EXERCISE OBJECTIVE
Quote all lines below exactly. Images stay out.

DATA SECTION
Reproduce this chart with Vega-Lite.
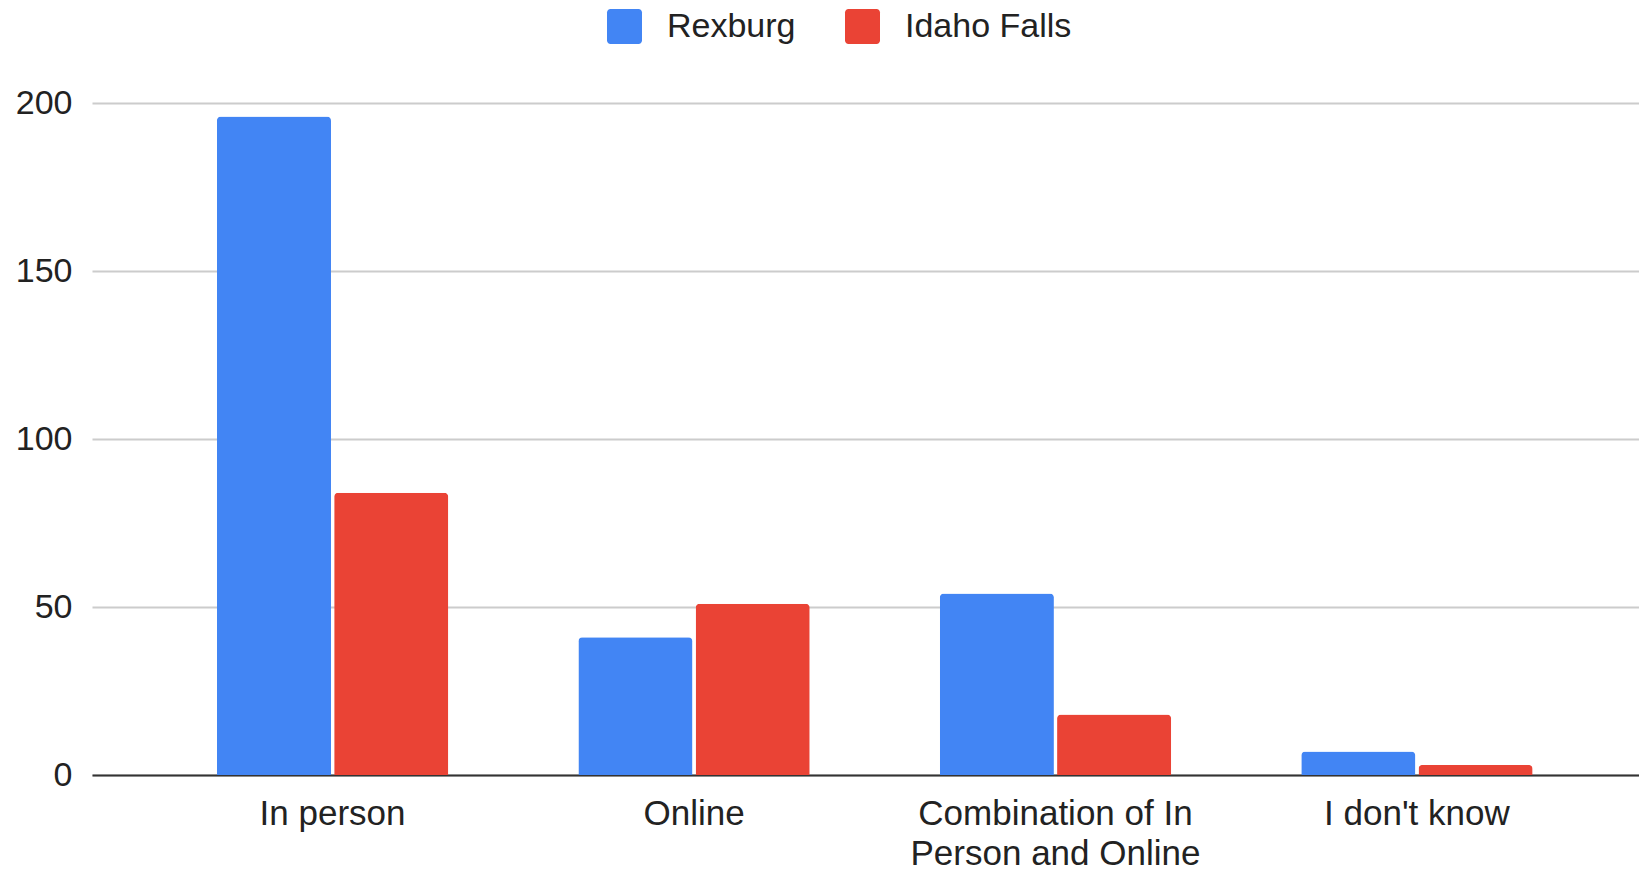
{
  "$schema": "https://vega.github.io/schema/vega-lite/v6.json",
  "autosize": {"type": "none"},
  "width": 1547,
  "height": 672,
  "padding": {"left": 92, "top": 103, "right": 0, "bottom": 94},
  "background": "white",
  "config": {
    "view": {"stroke": null},
    "font": "Liberation Sans"
  },
  "data": {
    "values": [
      {"mode": "In person", "city": "Rexburg", "count": 196},
      {"mode": "In person", "city": "Idaho Falls", "count": 84},
      {"mode": "Online", "city": "Rexburg", "count": 41},
      {"mode": "Online", "city": "Idaho Falls", "count": 51},
      {"mode": "Combination of In Person and Online", "city": "Rexburg", "count": 54},
      {"mode": "Combination of In Person and Online", "city": "Idaho Falls", "count": 18},
      {"mode": "I don't know", "city": "Rexburg", "count": 7},
      {"mode": "I don't know", "city": "Idaho Falls", "count": 3}
    ]
  },
  "mark": {"type": "bar", "cornerRadiusTopLeft": 4, "cornerRadiusTopRight": 4},
  "encoding": {
    "x": {
      "field": "mode",
      "type": "nominal",
      "sort": ["In person", "Online", "Combination of In Person and Online", "I don't know"],
      "scale": {"paddingInner": 0.36, "paddingOuter": 0.32, "align": 0.54},
      "axis": {
        "title": null,
        "labelAngle": 0,
        "ticks": false,
        "domainColor": "#333333",
        "domainWidth": 2,
        "labelFontSize": 35,
        "labelColor": "#222222",
        "labelPadding": 21,
        "labelLineHeight": 40,
        "labelLimit": 0,
        "labelExpr": "datum.label == 'Combination of In Person and Online' ? ['Combination of In', 'Person and Online'] : datum.label"
      }
    },
    "xOffset": {
      "field": "city",
      "type": "nominal",
      "sort": ["Rexburg", "Idaho Falls"],
      "scale": {"paddingInner": 0.027, "paddingOuter": 0}
    },
    "y": {
      "field": "count",
      "type": "quantitative",
      "scale": {"domain": [0, 200]},
      "axis": {
        "title": null,
        "values": [0, 50, 100, 150, 200],
        "domain": false,
        "ticks": false,
        "gridColor": "#cccccc",
        "gridWidth": 2,
        "labelFontSize": 34,
        "labelColor": "#222222",
        "labelPadding": 20
      }
    },
    "color": {
      "field": "city",
      "type": "nominal",
      "sort": ["Rexburg", "Idaho Falls"],
      "scale": {"domain": ["Rexburg", "Idaho Falls"], "range": ["#4285F4", "#EA4335"]},
      "legend": {
        "title": null,
        "orient": "none",
        "direction": "horizontal",
        "legendX": 515,
        "legendY": -94,
        "padding": 0,
        "symbolType": "M-0.8,-1 h1.6 a0.2,0.2 0 0 1 0.2,0.2 v1.6 a0.2,0.2 0 0 1 -0.2,0.2 h-1.6 a0.2,0.2 0 0 1 -0.2,-0.2 v-1.6 a0.2,0.2 0 0 1 0.2,-0.2 z",
        "symbolSize": 1225,
        "symbolStrokeWidth": 0,
        "labelFontSize": 34,
        "labelLimit": 0,
        "labelColor": "#222222",
        "labelOffset": 25,
        "columnPadding": 49
      }
    }
  }
}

EXERCISE RESULT
Reproduce this chart with Vega-Lite.
{
  "$schema": "https://vega.github.io/schema/vega-lite/v6.json",
  "autosize": {"type": "none"},
  "width": 1547,
  "height": 672,
  "padding": {"left": 92, "top": 103, "right": 0, "bottom": 94},
  "background": "white",
  "config": {
    "view": {"stroke": null},
    "font": "Liberation Sans"
  },
  "data": {
    "values": [
      {"mode": "In person", "city": "Rexburg", "count": 196},
      {"mode": "In person", "city": "Idaho Falls", "count": 84},
      {"mode": "Online", "city": "Rexburg", "count": 41},
      {"mode": "Online", "city": "Idaho Falls", "count": 51},
      {"mode": "Combination of In Person and Online", "city": "Rexburg", "count": 54},
      {"mode": "Combination of In Person and Online", "city": "Idaho Falls", "count": 18},
      {"mode": "I don't know", "city": "Rexburg", "count": 7},
      {"mode": "I don't know", "city": "Idaho Falls", "count": 3}
    ]
  },
  "mark": {"type": "bar", "cornerRadiusTopLeft": 4, "cornerRadiusTopRight": 4},
  "encoding": {
    "x": {
      "field": "mode",
      "type": "nominal",
      "sort": ["In person", "Online", "Combination of In Person and Online", "I don't know"],
      "scale": {"paddingInner": 0.36, "paddingOuter": 0.32, "align": 0.54},
      "axis": {
        "title": null,
        "labelAngle": 0,
        "ticks": false,
        "domainColor": "#333333",
        "domainWidth": 2,
        "labelFontSize": 35,
        "labelColor": "#222222",
        "labelPadding": 21,
        "labelLineHeight": 40,
        "labelLimit": 0,
        "labelExpr": "datum.label == 'Combination of In Person and Online' ? ['Combination of In', 'Person and Online'] : datum.label"
      }
    },
    "xOffset": {
      "field": "city",
      "type": "nominal",
      "sort": ["Rexburg", "Idaho Falls"],
      "scale": {"paddingInner": 0.027, "paddingOuter": 0}
    },
    "y": {
      "field": "count",
      "type": "quantitative",
      "scale": {"domain": [0, 200]},
      "axis": {
        "title": null,
        "values": [0, 50, 100, 150, 200],
        "domain": false,
        "ticks": false,
        "gridColor": "#cccccc",
        "gridWidth": 2,
        "labelFontSize": 34,
        "labelColor": "#222222",
        "labelPadding": 20
      }
    },
    "color": {
      "field": "city",
      "type": "nominal",
      "sort": ["Rexburg", "Idaho Falls"],
      "scale": {"domain": ["Rexburg", "Idaho Falls"], "range": ["#4285F4", "#EA4335"]},
      "legend": {
        "title": null,
        "orient": "none",
        "direction": "horizontal",
        "legendX": 515,
        "legendY": -94,
        "padding": 0,
        "symbolType": "M-0.8,-1 h1.6 a0.2,0.2 0 0 1 0.2,0.2 v1.6 a0.2,0.2 0 0 1 -0.2,0.2 h-1.6 a0.2,0.2 0 0 1 -0.2,-0.2 v-1.6 a0.2,0.2 0 0 1 0.2,-0.2 z",
        "symbolSize": 1225,
        "symbolStrokeWidth": 0,
        "labelFontSize": 34,
        "labelLimit": 0,
        "labelColor": "#222222",
        "labelOffset": 25,
        "columnPadding": 49
      }
    }
  }
}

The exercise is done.